TULSA, Okla. — The family of a woman and unborn child who died this week after she was allegedly beaten for months wants to see systemic change with how domestic violence is treated.
FOX23 has covered this story extensively this week when Allyssa Fielding's baby died, and then she died on Wednesday.
Homicide detectives said it happened at the hands of Colby Wilson, who already served prison time for hurting Fielding in the past.
Wilson had been released early from prison last year after being convicted of hurting Allyssa. If he hadn’t been able to get out early, her tragic death may not have happened.
FOX23 Reporter Lynn Casey spoke to Fielding’s brother, Corey Fielding, about her and what he thinks could have saved her life.
“I think she would have been an amazing mom. Can’t say as much for the dad, but I think she would have been an amazing mom,” Corey Fielding said.
It’s been painful for Corey to talk about what could have been for his sister, so now he’s trying to pinpoint what went wrong.

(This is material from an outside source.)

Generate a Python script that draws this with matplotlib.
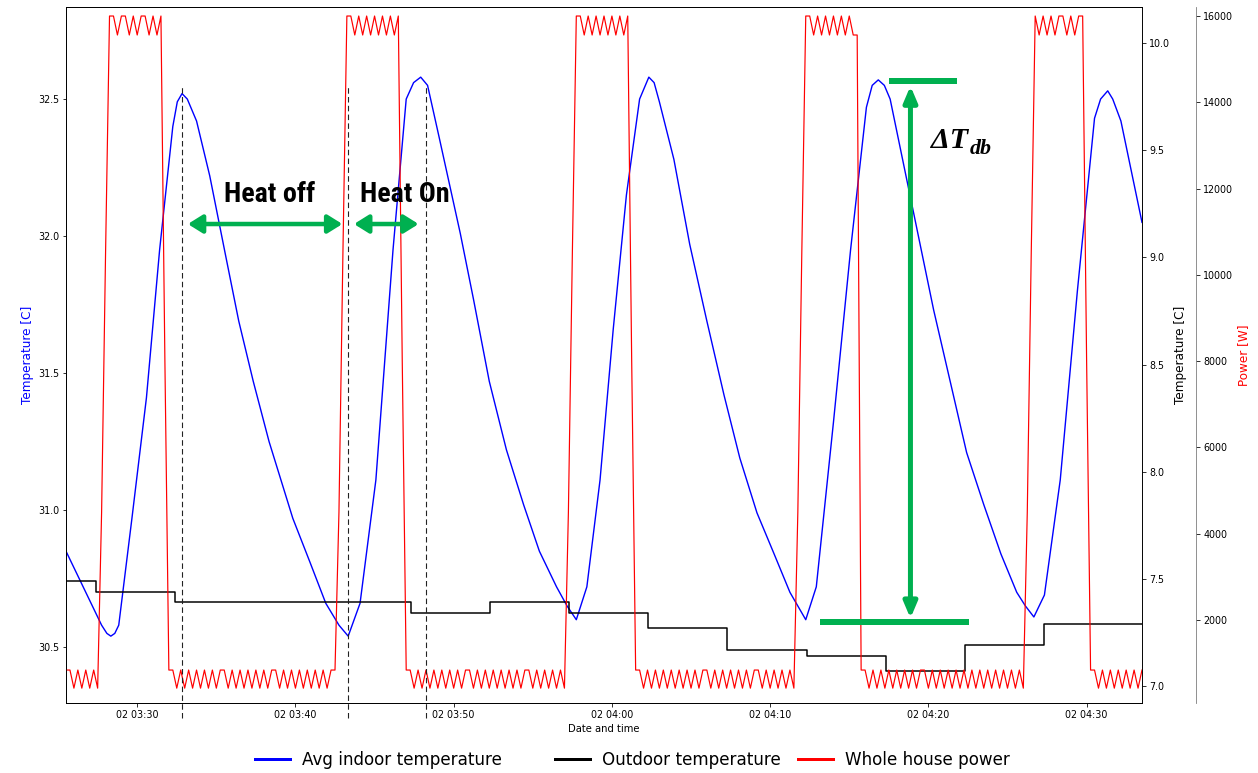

“How did this happen? We did everything right. How do you do 100% of everything right and still lose?” Corey Fielding asked.

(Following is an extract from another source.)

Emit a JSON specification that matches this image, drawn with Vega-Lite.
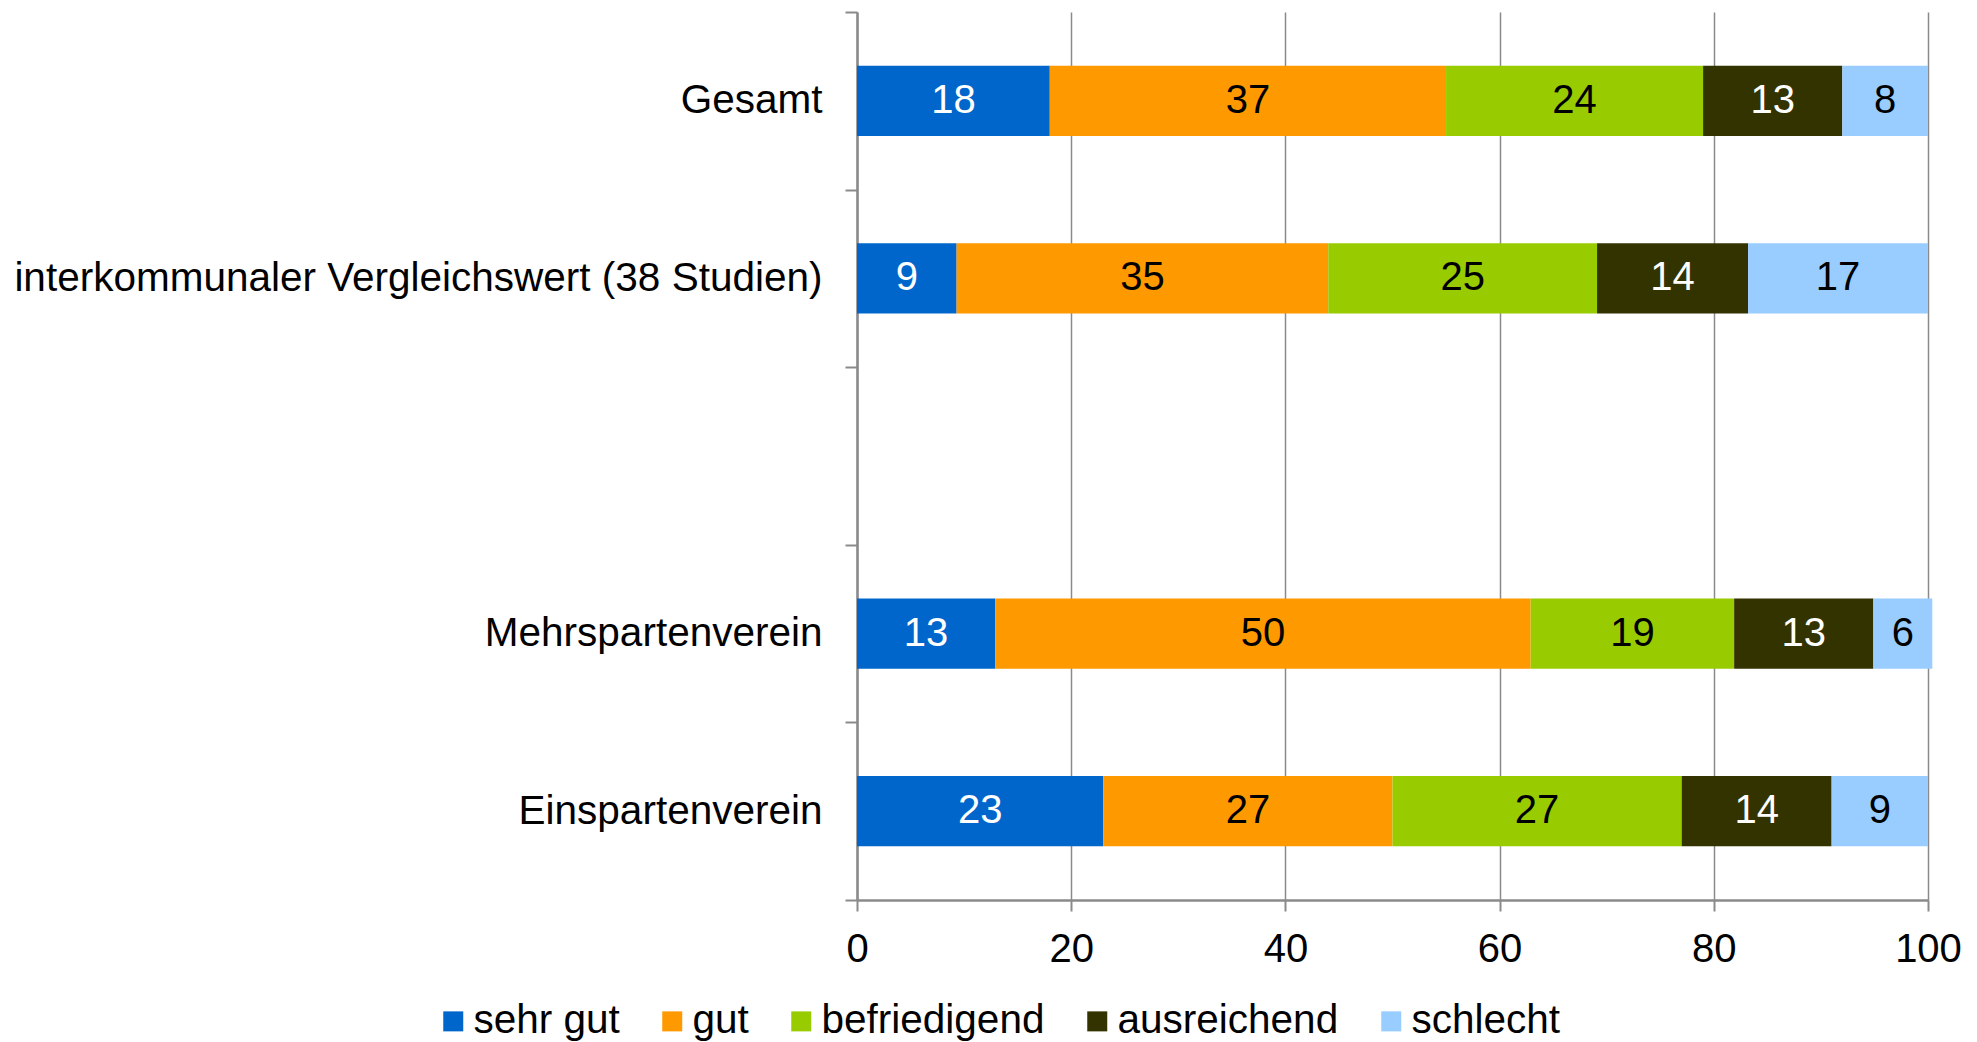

Wilson had a five year protective order active against him and he’d been convicted of hurting her before.
“The time that he was in jail, she was doing much better,” Corey Fielding said.
Last July, Wilson was released less than a year into his three-year sentence. Allyssa didn’t survive one year after that.
“She didn’t. Like I said, 14 days after her 21st birthday,” Corey Fielding said.
Detectives said Wilson held her captive in her apartment for months, torturing her, until she lost her unborn child, and then died Wednesday morning.
“Somewhere we have a critical failure that need to be fixed,” Corey Fielding said.
He believes that failure is legislative and at least one Oklahoma representative agrees. There were two bills this session that would have made domestic violence into 85% crimes.
“If you commit a violent crime in the state you’re required to serve 85% of your sentence. And this bill would seek to make domestic violence a violent modifier,” Corey Fielding said.
If that was law now, Wilson would still be in prison and Alyssa may still be alive. However, neither bill made it through the Legislature this year. Corey said this is just the beginning of his family’s fight.
Watch FOX23 Reporter Sara Hart's tour of the Domestic Violence Intervention Services (DVIS) facility in Tulsa:
“At least they’ll have served a sentence that’s much more commiserate with the kind of misery that they’ve caused others,” Corey Fielding said.
FOX23’s Lynn Casey reached out to the Jefferson County representative who authored those bills to see if he’s heard Allyssa’s story this week and if it’ll inspire him to try to pass the bills again next year. FOX23 is waiting for a response.